> **Data shown**:
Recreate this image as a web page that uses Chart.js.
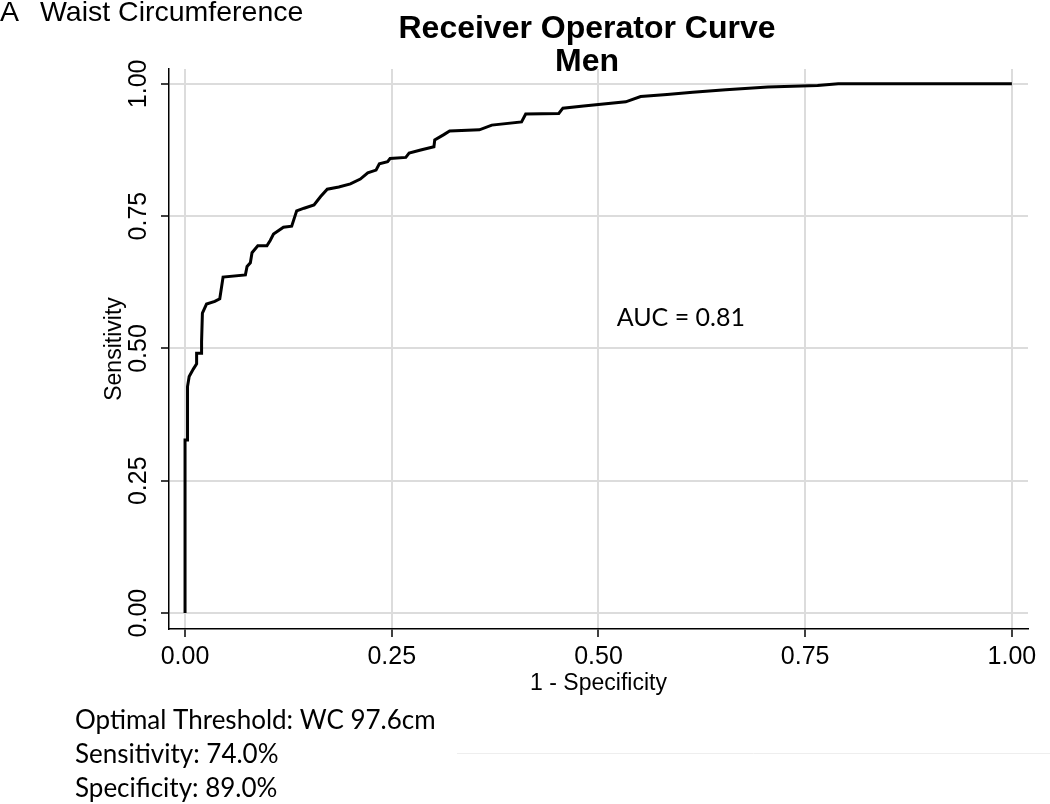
<!DOCTYPE html>
<html>
<head>
<meta charset="utf-8">
<title>ROC Men</title>
<script src="https://cdn.jsdelivr.net/npm/chart.js@4.4.1/dist/chart.umd.min.js"></script>
<style>
  html, body { margin: 0; padding: 0; background: #fff; }
  .chart { width: 1050px; height: 804px; }
</style>
</head>
<body>
<div class="chart">
  <canvas id="roc" width="1050" height="804"></canvas>
</div>
<script>
// 1 - specificity / sensitivity
const fpr = [0, 0, 0.003, 0.003, 0.005, 0.010, 0.014, 0.014, 0.020, 0.020, 0.021, 0.026, 0.036, 0.042, 0.046,
  0.073, 0.075, 0.079, 0.081, 0.088, 0.099, 0.103, 0.107, 0.119, 0.129, 0.135, 0.144, 0.156, 0.164, 0.172,
  0.186, 0.200, 0.212, 0.221, 0.231, 0.235, 0.245, 0.248, 0.267, 0.271, 0.285, 0.301, 0.302, 0.313, 0.320,
  0.356, 0.371, 0.407, 0.412, 0.452, 0.457, 0.482, 0.533, 0.551, 0.583, 0.614, 0.654, 0.705, 0.765, 0.790, 1.0];
const tpr = [0, 0.327, 0.327, 0.428, 0.447, 0.461, 0.471, 0.491, 0.491, 0.513, 0.567, 0.584, 0.589, 0.594, 0.635,
  0.639, 0.655, 0.662, 0.681, 0.694, 0.694, 0.704, 0.716, 0.729, 0.731, 0.760, 0.765, 0.771, 0.787, 0.801,
  0.805, 0.811, 0.820, 0.832, 0.837, 0.849, 0.853, 0.859, 0.861, 0.869, 0.875, 0.881, 0.894, 0.904, 0.911,
  0.913, 0.922, 0.928, 0.943, 0.944, 0.954, 0.958, 0.966, 0.976, 0.980, 0.984, 0.989, 0.994, 0.997, 1.0, 1.0];

const xTicks = [0, 0.25, 0.5, 0.75, 1];
const yTicks = [0, 0.25, 0.5, 0.75, 1];

const notes = ['Optimal Threshold: WC 97.6cm', 'Sensitivity: 74.0%', 'Specificity: 89.0%'];
const aucText = 'AUC = 0.81';

const points = fpr.map((x, i) => ({ x: x, y: tpr[i] }));

const ARIAL = '"Liberation Sans", Arial, sans-serif';

// texts that Stata puts around the plot
const extras = {
  id: 'extras',
  afterDraw(chart) {
    const ctx = chart.ctx;
    const ys = chart.scales.y, xs = chart.scales.x;
    ctx.save();
    ctx.fillStyle = '#000';

    // y tick labels, rotated like the original
    ctx.font = '25px ' + ARIAL;
    ctx.textAlign = 'center';
    ctx.textBaseline = 'middle';
    yTicks.forEach(v => {
      ctx.save();
      ctx.translate(139, ys.getPixelForValue(v));
      ctx.rotate(-Math.PI / 2);
      ctx.fillText(v.toFixed(2), 0, 0);
      ctx.restore();
    });

    // header
    ctx.textAlign = 'left';
    ctx.font = '28.5px ' + ARIAL;
    ctx.fillText('A', 0, 13);
    ctx.fillText('Waist Circumference', 40, 13);

    ctx.textAlign = 'center';
    ctx.font = 'bold 32px ' + ARIAL;
    ctx.fillText('Receiver Operator Curve', 587, 29);
    ctx.fillText('Men', 587, 62);

    // AUC
    ctx.textAlign = 'left';
    ctx.font = '25px Lato, "Open Sans", sans-serif';
    ctx.fillText(aucText, xs.getPixelForValue(0.522), ys.getPixelForValue(0.558));

    // notes below
    ctx.font = '26px Lato, "Open Sans", sans-serif';
    notes.forEach((t, i) => ctx.fillText(t, 75, 721 + i * 34));

    // faint rule at bottom right
    ctx.strokeStyle = '#eeeeee';
    ctx.lineWidth = 1;
    ctx.beginPath();
    ctx.moveTo(457, 753.5);
    ctx.lineTo(1050, 753.5);
    ctx.stroke();
    ctx.restore();
  }
};

const config = {
  type: 'line',
  data: {
    datasets: [{
      data: points,
      borderColor: '#000',
      borderWidth: 3,
      pointRadius: 0,
      tension: 0,
      fill: false
    }]
  },
  plugins: [extras],
  options: {
    responsive: false,
    animation: false,
    layout: { padding: { left: 0, top: 69, right: 22, bottom: 0 } },
    plugins: {
      legend: { display: false },
      tooltip: { enabled: false },
      title: { display: false }
    },
    scales: {
      x: {
        type: 'linear',
        min: -0.0194,
        max: 1.0195,
        afterBuildTicks: s => { s.ticks = xTicks.map(v => ({ value: v })); },
        afterFit: s => { s.height = 175; },
        border: { display: true, color: '#000', width: 1.5 },
        grid: { color: '#dcdcdc', lineWidth: 2, tickColor: '#000', tickWidth: 1.5, tickLength: 8 },
        ticks: {
          color: '#000',
          padding: 5,
          maxRotation: 0,
          font: { family: ARIAL, size: 25 },
          callback: v => v.toFixed(2)
        },
        title: {
          display: true,
          text: '1 - Specificity',
          color: '#000',
          font: { family: ARIAL, size: 23 },
          padding: { top: 0, bottom: 107 }
        }
      },
      y: {
        type: 'linear',
        min: -0.030,
        max: 1.028,
        afterBuildTicks: s => { s.ticks = yTicks.map(v => ({ value: v })); },
        afterFit: s => { s.width = 169; },
        border: { display: true, color: '#000', width: 1.5 },
        grid: { color: '#dcdcdc', lineWidth: 2, tickColor: '#000', tickWidth: 1.5, tickLength: 8 },
        ticks: { display: false },
        title: {
          display: true,
          text: 'Sensitivity',
          color: '#000',
          font: { family: ARIAL, size: 23 },
          padding: { top: 101, bottom: 0 }
        }
      }
    }
  }
};

const rocChart = new Chart(document.getElementById('roc'), config);
</script>
</body>
</html>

> **Task prompt**:
Identify and copy the lines holding the word "that".

> **Exercise output**:
Recreate this image as a web page that uses Chart.js.
// texts that Stata puts around the plot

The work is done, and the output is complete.